Error Handling and Validation
Implement robust error handling when loading arrays in production systems:
def load_array_safe(filepath, expected_shape=None, expected_dtype=None):
"""Load NumPy array with validation."""
try:
data = np.load(filepath)
# Validate shape
if expected_shape and data.shape != expected_shape:
raise ValueError(
f"Shape mismatch: expected {expected_shape}, "
f"got {data.shape}"
)
# Validate dtype
if expected_dtype and data.dtype != expected_dtype:
raise ValueError(
f"Dtype mismatch: expected {expected_dtype}, "
f"got {data.dtype}"
)
return data
except FileNotFoundError:
raise FileNotFoundError(f"Array file not found: {filepath}")
except Exception as e:
raise RuntimeError(f"Failed to load array: {e}")
# Usage
try:
data = load_array_safe('data.npy',
expected_shape=(1000, 50),
expected_dtype=np.float32)
except (FileNotFoundError, ValueError, RuntimeError) as e:
print(f"Loading failed: {e}")
Performance Comparison with Text Formats
Binary formats significantly outperform text-based alternatives:
import time
# Create test data
test_data = np.random.rand(10000, 100)
# Save and load as NPY
start = time.time()
np.save('test.npy', test_data)
npy_save_time = time.time() - start
start = time.time()
loaded_npy = np.load('test.npy')
npy_load_time = time.time() - start
# Save and load as CSV
start = time.time()
np.savetxt('test.csv', test_data, delimiter=',')

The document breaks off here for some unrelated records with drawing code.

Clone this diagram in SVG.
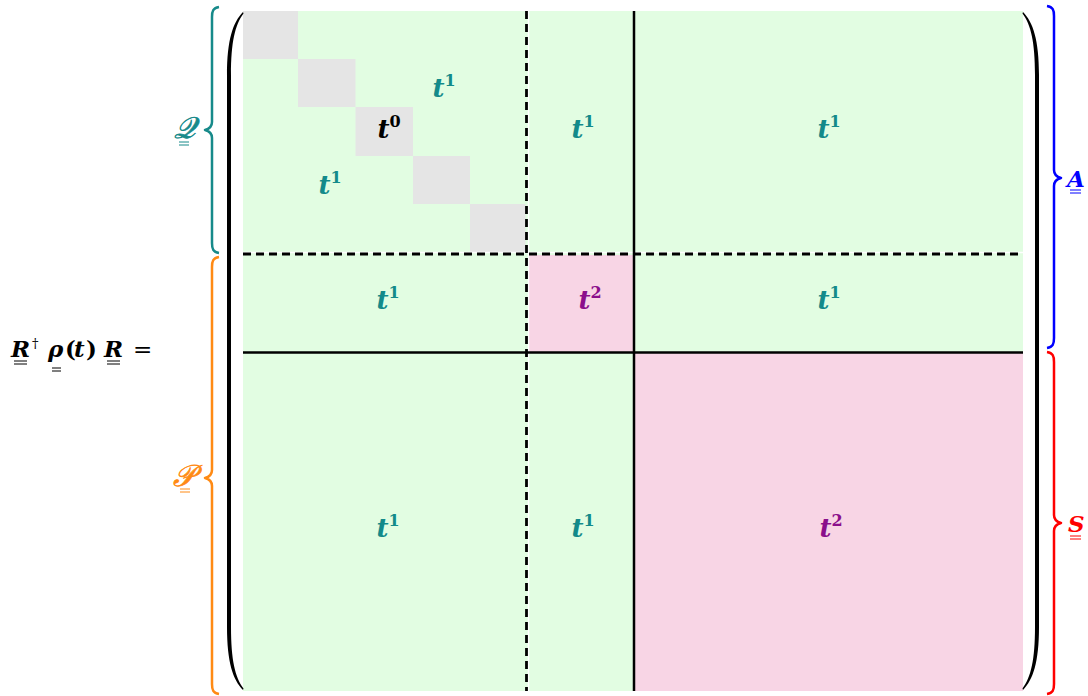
<svg xmlns="http://www.w3.org/2000/svg" width="1088" height="696" viewBox="0 0 1088 696">
<style>
.g{fill:#e2fde2}.gr{fill:#e5e5e5}.pk{fill:#f8d5e5}
.lbl{font-family:"DejaVu Serif","Liberation Serif",serif;font-weight:bold;font-style:italic;font-size:26px;text-anchor:middle}
.sup{font-size:16px;font-style:normal}
.teal{fill:#138a8a}.pur{fill:#8b0f8b}.blk{fill:#000}
.solid{stroke:#000;stroke-width:2.5;fill:none}
.dash{stroke:#000;stroke-width:2.8;fill:none;stroke-dasharray:8 5}
.wgap{stroke:#fff;stroke-width:1.5;fill:none}
.brace{fill:none;stroke-width:2.5;stroke-linejoin:round}
.m{font-family:"DejaVu Serif","Liberation Serif",serif;font-size:23px;font-weight:bold;font-style:italic}
.n{font-style:normal}
.ul{stroke-width:1}
.scr{font-family:"DejaVu Serif",serif;font-style:italic;font-size:30px;text-anchor:middle;stroke-width:0.7}
</style>
<g id="matrix">
<rect class="g" x="243" y="11" width="780" height="680"/>
<rect class="gr" x="243" y="11" width="55" height="48"/>
<rect class="gr" x="298" y="59" width="57.5" height="48"/>
<rect class="gr" x="355.5" y="107" width="57.5" height="49"/>
<rect class="gr" x="413" y="156" width="57" height="48"/>
<rect class="gr" x="470" y="204" width="55.5" height="49"/>
<rect class="pk" x="528" y="255" width="106" height="97"/>
<rect class="pk" x="634" y="352" width="389" height="339"/>
</g>
<g id="gridlines">
<line class="wgap" x1="528.5" y1="11" x2="528.5" y2="691"/>
<line class="wgap" x1="243" y1="252.5" x2="1023" y2="252.5"/>
<line class="dash" x1="526.5" y1="11" x2="526.5" y2="691"/>
<line class="dash" x1="243" y1="254" x2="1023" y2="254"/>
<line class="solid" x1="634" y1="11" x2="634" y2="691"/>
<line class="solid" x1="243" y1="352.5" x2="1023" y2="352.5"/>
</g>
<g id="labels">
<text class="lbl teal" x="444" y="97">t<tspan class="sup" dy="-11">1</tspan></text>
<text class="lbl blk" x="389" y="138">t<tspan class="sup" dy="-11">0</tspan></text>
<text class="lbl teal" x="330" y="194">t<tspan class="sup" dy="-11">1</tspan></text>
<text class="lbl teal" x="583" y="138">t<tspan class="sup" dy="-11">1</tspan></text>
<text class="lbl teal" x="829" y="138">t<tspan class="sup" dy="-11">1</tspan></text>
<text class="lbl teal" x="388" y="309">t<tspan class="sup" dy="-11">1</tspan></text>
<text class="lbl pur" x="590" y="309">t<tspan class="sup" dy="-11">2</tspan></text>
<text class="lbl teal" x="829" y="309">t<tspan class="sup" dy="-11">1</tspan></text>
<text class="lbl teal" x="388" y="537">t<tspan class="sup" dy="-11">1</tspan></text>
<text class="lbl teal" x="583" y="537">t<tspan class="sup" dy="-11">1</tspan></text>
<text class="lbl pur" x="831" y="537">t<tspan class="sup" dy="-11">2</tspan></text>
</g>
<g id="parens">
<path d="M243 12 C233 22 227 40 227 75 L227 627 C227 662 233 680 243 690 L243.5 688.5 C235 677 231 660 231 627 L231 75 C231 42 235 25 243.5 13.5 Z" fill="#000"/>
<path d="M1023 12 C1033 22 1039 40 1039 75 L1039 627 C1039 662 1033 680 1023 690 L1022.5 688.5 C1031 677 1035 660 1035 627 L1035 75 C1035 42 1031 25 1022.5 13.5 Z" fill="#000"/>
</g>
<g id="braceQ">
<path class="brace" stroke="#178a8a" d="M219 7 C213 8 212 11 212 17 L212 122 C212 127 209 129 205 130 C209 131 212 133 212 138 L212 243 C212 249 213 252 219 253"/>
<text class="scr" x="185" y="138" fill="#178a8a" stroke="#178a8a">𝒬</text>
<line class="ul" stroke="#178a8a" x1="179" y1="142" x2="189" y2="142"/>
<line class="ul" stroke="#178a8a" x1="179" y1="145" x2="189" y2="145"/>
</g>
<g id="braceP">
<path class="brace" stroke="#ff8a14" d="M219 257 C213 258 212 261 212 267 L212 470 C212 475 209 477 205 478 C209 479 212 481 212 486 L212 684 C212 690 213 693 219 694"/>
<text class="scr" x="184" y="486" fill="#ff8a14" stroke="#ff8a14">𝒫</text>
<line class="ul" stroke="#ff8a14" x1="180" y1="489" x2="190" y2="489"/>
<line class="ul" stroke="#ff8a14" x1="180" y1="492" x2="190" y2="492"/>
</g>
<g id="braceA">
<path class="brace" stroke="#0000ff" d="M1047 6 C1053 7 1054 10 1054 16 L1054 170 C1054 175 1057 177 1061 178 C1057 179 1054 181 1054 186 L1054 338 C1054 344 1053 347 1047 348"/>
<text x="1067" y="187" font-family="DejaVu Serif,serif" font-style="italic" font-weight="bold" font-size="23" fill="#0000ff">A</text>
<line class="ul" stroke="#0000ff" x1="1070" y1="190" x2="1081" y2="190"/>
<line class="ul" stroke="#0000ff" x1="1070" y1="193" x2="1081" y2="193"/>
</g>
<g id="braceS">
<path class="brace" stroke="#ff0000" d="M1047 352 C1053 353 1054 356 1054 362 L1054 515 C1054 520 1057 522 1061 523 C1057 524 1054 526 1054 531 L1054 684 C1054 690 1053 693 1047 694"/>
<text x="1068" y="532" font-family="DejaVu Serif,serif" font-style="italic" font-weight="bold" font-size="23" fill="#ff0000">S</text>
<line class="ul" stroke="#ff0000" x1="1070" y1="536" x2="1081" y2="536"/>
<line class="ul" stroke="#ff0000" x1="1070" y1="539" x2="1081" y2="539"/>
</g>
<g id="lhs">
<text class="m" x="11" y="357">R</text>
<text class="m n" x="32" y="348" style="font-size:13px;font-weight:normal">†</text>
<text class="m" x="48" y="357">ρ</text>
<text class="m n" x="65" y="357">(</text>
<text class="m" x="74" y="357">t</text>
<text class="m n" x="86" y="357">)</text>
<text class="m" x="104" y="357">R</text>
<text class="m n" x="133" y="357" style="font-weight:normal">=</text>
<g stroke="#000" class="ul">
<line x1="14" y1="361" x2="27" y2="361"/><line x1="14" y1="364" x2="27" y2="364"/>
<line x1="52" y1="368" x2="61" y2="368"/><line x1="52" y1="371" x2="61" y2="371"/>
<line x1="107" y1="361" x2="120" y2="361"/><line x1="107" y1="364" x2="120" y2="364"/>
</g>
</g>
</svg>
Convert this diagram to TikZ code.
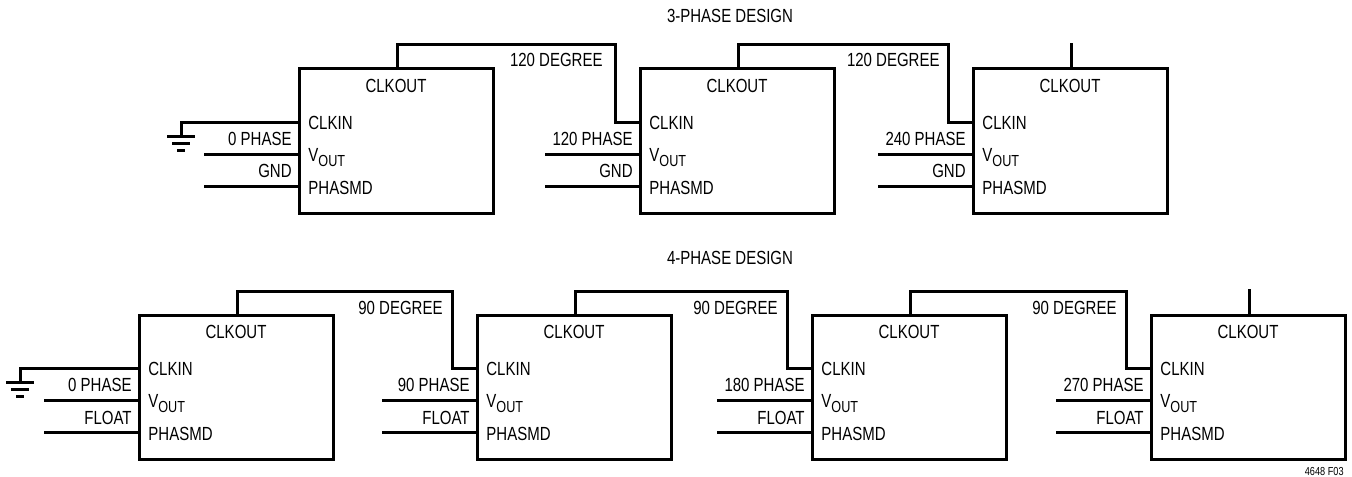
\documentclass[tikz,border=0pt]{standalone}
\usepackage{fontspec}
\setmainfont{Liberation Sans}[FakeStretch=0.79]
\usetikzlibrary{calc}

\begin{document}
\begin{tikzpicture} [
        x=0.5pt, y=-0.5pt,
        chip/.style={draw, line width=1.5pt, anchor=north west, outer sep=0pt,
                     inner sep=0pt, minimum width=97pt, minimum height=72pt},
        wire/.style={line width=1.5pt},
        txt/.style={inner sep=0pt, font=\fontsize{9.5}{11}\selectfont},
        pinname/.style={txt, anchor=base west},
        netname/.style={txt, anchor=base east} ]
    \useasboundingbox (0,0) rectangle (1352,476);

    % 3-phase design
    \node[txt, anchor=base] (title3) at (730,23) {3-PHASE DESIGN};
    \node[chip] (t1) at (299,69) {};
    \node[chip] (t2) at (640,69) {};
    \node[chip] (t3) at (973,69) {};

    % 4-phase design
    \node[txt, anchor=base] (title4) at (730,264) {4-PHASE DESIGN};
    \node[chip] (b1) at (139,315) {};
    \node[chip] (b2) at (477,315) {};
    \node[chip] (b3) at (812,315) {};
    \node[chip] (b4) at (1151,315) {};

    % pins of every chip
    \foreach \c in {t1,t2,t3,b1,b2,b3,b4} {
        \node[txt, anchor=base] (\c-clkout) at ($(\c.north west)+(97,23)$) {CLKOUT};
        \node[pinname] (\c-clkin) at ($(\c.north west)+(9,60)$) {CLKIN};
        \node[pinname] (\c-vout) at ($(\c.north west)+(9,92)$)
            {V\raisebox{-2.8pt}{\fontsize{8}{9}\selectfont OUT}};
        \node[pinname] (\c-phasmd) at ($(\c.north west)+(9,125)$) {PHASMD};
        \coordinate (\c-in) at ($(\c.north west)+(0,53)$);
        \coordinate (\c-vo) at ($(\c.north west)+(0,85)$);
        \coordinate (\c-pm) at ($(\c.north west)+(0,117)$);
        \coordinate (\c-out) at ($(\c.north west)+(98,0)$);
        \coordinate (\c-drop) at ($(\c-in)+(-25,0)$);
        \coordinate (\c-vend) at ($(\c-vo)+(-95,0)$);
        \coordinate (\c-pend) at ($(\c-pm)+(-95,0)$);
        \draw[wire] (\c-vend) -- (\c-vo);
        \draw[wire] (\c-pend) -- (\c-pm);
    }

    % clock chain, 3-phase
    \draw[wire] (t1-out) -- ++(0,-24) -| (t2-drop) -- (t2-in);
    \draw[wire] (t2-out) -- ++(0,-24) -| (t3-drop) -- (t3-in);
    \draw[wire] (t3-out) -- ++(0,-26);
    \node[netname] (deg12) at ($(t2-drop)+(-12,-55)$) {120 DEGREE};
    \node[netname] (deg23) at ($(t3-drop)+(-8,-55)$) {120 DEGREE};

    % clock chain, 4-phase
    \draw[wire] (b1-out) -- ++(0,-24) -| (b2-drop) -- (b2-in);
    \draw[wire] (b2-out) -- ++(0,-24) -| (b3-drop) -- (b3-in);
    \draw[wire] (b3-out) -- ++(0,-24) -| (b4-drop) -- (b4-in);
    \draw[wire] (b4-out) -- ++(0,-26);
    \node[netname] (deg12b) at ($(b2-drop)+(-9,-54)$) {90 DEGREE};
    \node[netname] (deg23b) at ($(b3-drop)+(-9,-54)$) {90 DEGREE};
    \node[netname] (deg34b) at ($(b4-drop)+(-9,-54)$) {90 DEGREE};

    % grounds on the first CLKIN
    \draw[wire] (t1-in) -- ++(-118,0) coordinate (tg) -- ++(0,14) coordinate (tg1);
    \draw[wire] ($(tg1)+(-14,0)$) -- ($(tg1)+(14,0)$);
    \draw[wire] ($(tg1)+(-9,7)$) -- ($(tg1)+(9,7)$);
    \draw[wire] ($(tg1)+(-4,14)$) -- ($(tg1)+(4,14)$);
    \draw[wire] (b1-in) -- ++(-119,0) coordinate (bg) -- ++(0,14) coordinate (bg1);
    \draw[wire] ($(bg1)+(-14,0)$) -- ($(bg1)+(14,0)$);
    \draw[wire] ($(bg1)+(-9,7)$) -- ($(bg1)+(9,7)$);
    \draw[wire] ($(bg1)+(-4,14)$) -- ($(bg1)+(4,14)$);

    % net names
    \node[netname] at ($(t1.north west)+(-7,76)$) {0 PHASE};
    \node[netname] at ($(t2.north west)+(-7,76)$) {120 PHASE};
    \node[netname] at ($(t3.north west)+(-7,76)$) {240 PHASE};
    \foreach \c in {t1,t2,t3}
        \node[netname] at ($(\c.north west)+(-7,108)$) {GND};
    \node[netname] at ($(b1.north west)+(-7,76)$) {0 PHASE};
    \node[netname] at ($(b2.north west)+(-7,76)$) {90 PHASE};
    \node[netname] at ($(b3.north west)+(-7,76)$) {180 PHASE};
    \node[netname] at ($(b4.north west)+(-7,76)$) {270 PHASE};
    \foreach \c in {b1,b2,b3,b4}
        \node[netname] at ($(\c.north west)+(-7,109)$) {FLOAT};

    \node[anchor=base east, inner sep=0pt, font=\fontsize{5.8}{7}\selectfont] (figno) at (1344,475) {4648 F03};
\end{tikzpicture}
\end{document}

csv_save_time = time.time() - start
start = time.time()
loaded_csv = np.loadtxt('test.csv', delimiter=',')
csv_load_time = time.time() - start
print(f"NPY save: {npy_save_time:.4f}s, load: {npy_load_time:.4f}s")
print(f"CSV save: {csv_save_time:.4f}s, load: {csv_load_time:.4f}s")
print(f"Speedup: {csv_load_time/npy_load_time:.1f}x faster")
Binary formats also preserve precision exactly:
# Demonstrate precision preservation
original = np.array([1.23456789012345], dtype=np.float64)
# NPY preserves exact precision
np.save('precise.npy', original)
loaded_npy = np.load('precise.npy')
print(f"NPY: {loaded_npy[0]:.15f}") # 1.234567890123450
# CSV loses precision
np.savetxt('precise.csv', original)
loaded_csv = np.loadtxt('precise.csv')
print(f"CSV: {loaded_csv:.15f}") # Depends on format string
Loading Arrays in Data Pipelines
Integrate np.load() into machine learning pipelines efficiently:
class DataLoader:
"""Efficient data loader for training pipelines."""
def __init__(self, data_path, batch_size=32):
self.data = np.load(data_path, mmap_mode='r')
self.batch_size = batch_size
self.n_samples = self.data.shape[0]
def __len__(self):
return (self.n_samples + self.batch_size - 1) // self.batch_size
def get_batch(self, idx):
start = idx * self.batch_size
end = min(start + self.batch_size, self.n_samples)
return self.data[start:end].copy()
def iterate_batches(self):
for i in range(len(self)):
yield self.get_batch(i)
# Usage
loader = DataLoader('training_data.npy', batch_size=64)
for batch in loader.iterate_batches():
# Process batch
print(f"Processing batch shape: {batch.shape}")
This pattern minimizes memory usage while maintaining fast access to training data. The memory-mapped array loads only requested batches, enabling training on datasets that exceed available RAM.